◆ Requirements ◆
Retype only what runs from the beginning of the data through the line with "(swII) at (132,500.5)"; please omit the pictures and keep every line exact.

◆ Raw data ◆
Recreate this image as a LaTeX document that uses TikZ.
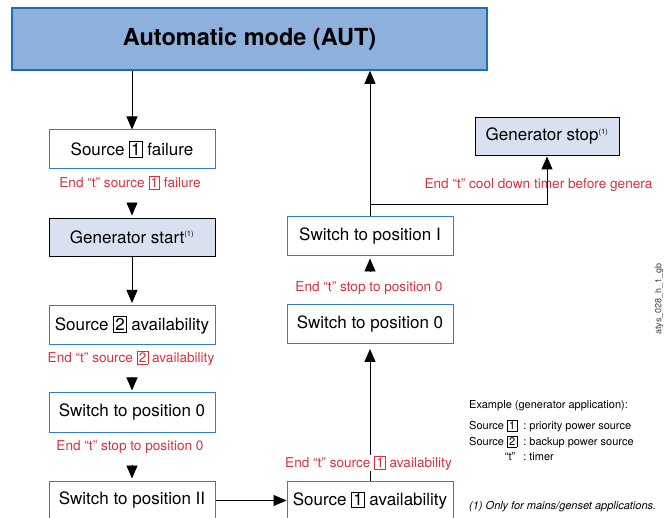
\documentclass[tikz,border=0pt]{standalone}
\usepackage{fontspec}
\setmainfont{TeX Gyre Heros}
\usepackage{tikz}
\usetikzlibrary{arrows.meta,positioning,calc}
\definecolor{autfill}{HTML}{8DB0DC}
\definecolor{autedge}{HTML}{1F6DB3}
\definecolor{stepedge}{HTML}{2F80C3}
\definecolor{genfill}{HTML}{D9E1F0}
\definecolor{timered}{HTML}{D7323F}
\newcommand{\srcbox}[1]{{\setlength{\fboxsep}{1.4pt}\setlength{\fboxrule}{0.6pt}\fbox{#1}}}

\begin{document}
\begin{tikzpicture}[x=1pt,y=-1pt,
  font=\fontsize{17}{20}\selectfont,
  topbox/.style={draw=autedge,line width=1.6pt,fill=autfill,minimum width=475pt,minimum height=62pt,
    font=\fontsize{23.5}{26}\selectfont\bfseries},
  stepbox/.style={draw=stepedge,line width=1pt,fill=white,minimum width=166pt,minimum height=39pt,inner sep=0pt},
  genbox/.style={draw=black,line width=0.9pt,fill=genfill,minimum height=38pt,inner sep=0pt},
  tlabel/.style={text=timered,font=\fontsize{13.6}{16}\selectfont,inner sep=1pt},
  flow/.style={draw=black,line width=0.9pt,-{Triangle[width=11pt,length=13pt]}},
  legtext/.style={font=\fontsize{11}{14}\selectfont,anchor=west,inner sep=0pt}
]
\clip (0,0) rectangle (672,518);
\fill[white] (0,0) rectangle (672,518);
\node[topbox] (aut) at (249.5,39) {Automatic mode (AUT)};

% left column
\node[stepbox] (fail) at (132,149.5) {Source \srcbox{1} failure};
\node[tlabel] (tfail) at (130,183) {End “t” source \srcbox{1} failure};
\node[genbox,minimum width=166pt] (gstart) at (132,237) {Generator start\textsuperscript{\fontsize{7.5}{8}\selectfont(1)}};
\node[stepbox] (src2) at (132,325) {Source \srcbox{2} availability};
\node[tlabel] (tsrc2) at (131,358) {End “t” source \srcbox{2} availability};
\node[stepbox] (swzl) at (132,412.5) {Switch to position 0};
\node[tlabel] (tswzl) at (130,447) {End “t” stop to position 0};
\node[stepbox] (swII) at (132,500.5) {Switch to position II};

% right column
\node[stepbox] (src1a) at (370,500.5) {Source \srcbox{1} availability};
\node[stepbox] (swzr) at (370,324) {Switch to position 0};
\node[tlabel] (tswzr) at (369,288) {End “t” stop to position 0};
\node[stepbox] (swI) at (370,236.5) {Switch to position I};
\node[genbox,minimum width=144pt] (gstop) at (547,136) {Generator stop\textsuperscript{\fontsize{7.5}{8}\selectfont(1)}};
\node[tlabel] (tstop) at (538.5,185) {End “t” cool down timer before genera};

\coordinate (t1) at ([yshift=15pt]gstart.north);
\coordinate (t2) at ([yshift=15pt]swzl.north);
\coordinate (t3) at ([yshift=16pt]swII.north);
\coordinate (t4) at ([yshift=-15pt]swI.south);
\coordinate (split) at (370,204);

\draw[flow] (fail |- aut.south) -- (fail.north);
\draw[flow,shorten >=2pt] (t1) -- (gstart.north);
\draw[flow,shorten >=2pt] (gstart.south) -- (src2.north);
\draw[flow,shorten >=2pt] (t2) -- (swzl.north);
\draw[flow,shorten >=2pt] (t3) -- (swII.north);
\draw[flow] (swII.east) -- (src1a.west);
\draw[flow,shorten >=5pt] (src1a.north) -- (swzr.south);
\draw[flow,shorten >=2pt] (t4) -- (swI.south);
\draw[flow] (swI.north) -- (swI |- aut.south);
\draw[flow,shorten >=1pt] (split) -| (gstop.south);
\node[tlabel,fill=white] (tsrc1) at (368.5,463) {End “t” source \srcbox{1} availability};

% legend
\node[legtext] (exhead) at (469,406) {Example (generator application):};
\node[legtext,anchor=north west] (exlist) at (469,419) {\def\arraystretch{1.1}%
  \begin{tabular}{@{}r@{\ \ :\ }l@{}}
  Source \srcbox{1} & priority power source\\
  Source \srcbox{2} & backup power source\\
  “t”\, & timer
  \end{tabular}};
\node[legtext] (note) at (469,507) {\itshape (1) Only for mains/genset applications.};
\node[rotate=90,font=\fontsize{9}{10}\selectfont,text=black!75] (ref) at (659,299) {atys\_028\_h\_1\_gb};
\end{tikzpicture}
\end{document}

◆ Result for this exercise ◆
Recreate this image as a LaTeX document that uses TikZ.
\documentclass[tikz,border=0pt]{standalone}
\usepackage{fontspec}
\setmainfont{TeX Gyre Heros}
\usepackage{tikz}
\usetikzlibrary{arrows.meta,positioning,calc}
\definecolor{autfill}{HTML}{8DB0DC}
\definecolor{autedge}{HTML}{1F6DB3}
\definecolor{stepedge}{HTML}{2F80C3}
\definecolor{genfill}{HTML}{D9E1F0}
\definecolor{timered}{HTML}{D7323F}
\newcommand{\srcbox}[1]{{\setlength{\fboxsep}{1.4pt}\setlength{\fboxrule}{0.6pt}\fbox{#1}}}

\begin{document}
\begin{tikzpicture}[x=1pt,y=-1pt,
  font=\fontsize{17}{20}\selectfont,
  topbox/.style={draw=autedge,line width=1.6pt,fill=autfill,minimum width=475pt,minimum height=62pt,
    font=\fontsize{23.5}{26}\selectfont\bfseries},
  stepbox/.style={draw=stepedge,line width=1pt,fill=white,minimum width=166pt,minimum height=39pt,inner sep=0pt},
  genbox/.style={draw=black,line width=0.9pt,fill=genfill,minimum height=38pt,inner sep=0pt},
  tlabel/.style={text=timered,font=\fontsize{13.6}{16}\selectfont,inner sep=1pt},
  flow/.style={draw=black,line width=0.9pt,-{Triangle[width=11pt,length=13pt]}},
  legtext/.style={font=\fontsize{11}{14}\selectfont,anchor=west,inner sep=0pt}
]
\clip (0,0) rectangle (672,518);
\fill[white] (0,0) rectangle (672,518);
\node[topbox] (aut) at (249.5,39) {Automatic mode (AUT)};

% left column
\node[stepbox] (fail) at (132,149.5) {Source \srcbox{1} failure};
\node[tlabel] (tfail) at (130,183) {End “t” source \srcbox{1} failure};
\node[genbox,minimum width=166pt] (gstart) at (132,237) {Generator start\textsuperscript{\fontsize{7.5}{8}\selectfont(1)}};
\node[stepbox] (src2) at (132,325) {Source \srcbox{2} availability};
\node[tlabel] (tsrc2) at (131,358) {End “t” source \srcbox{2} availability};
\node[stepbox] (swzl) at (132,412.5) {Switch to position 0};
\node[tlabel] (tswzl) at (130,447) {End “t” stop to position 0};
\node[stepbox] (swII) at (132,500.5) {Switch to position II};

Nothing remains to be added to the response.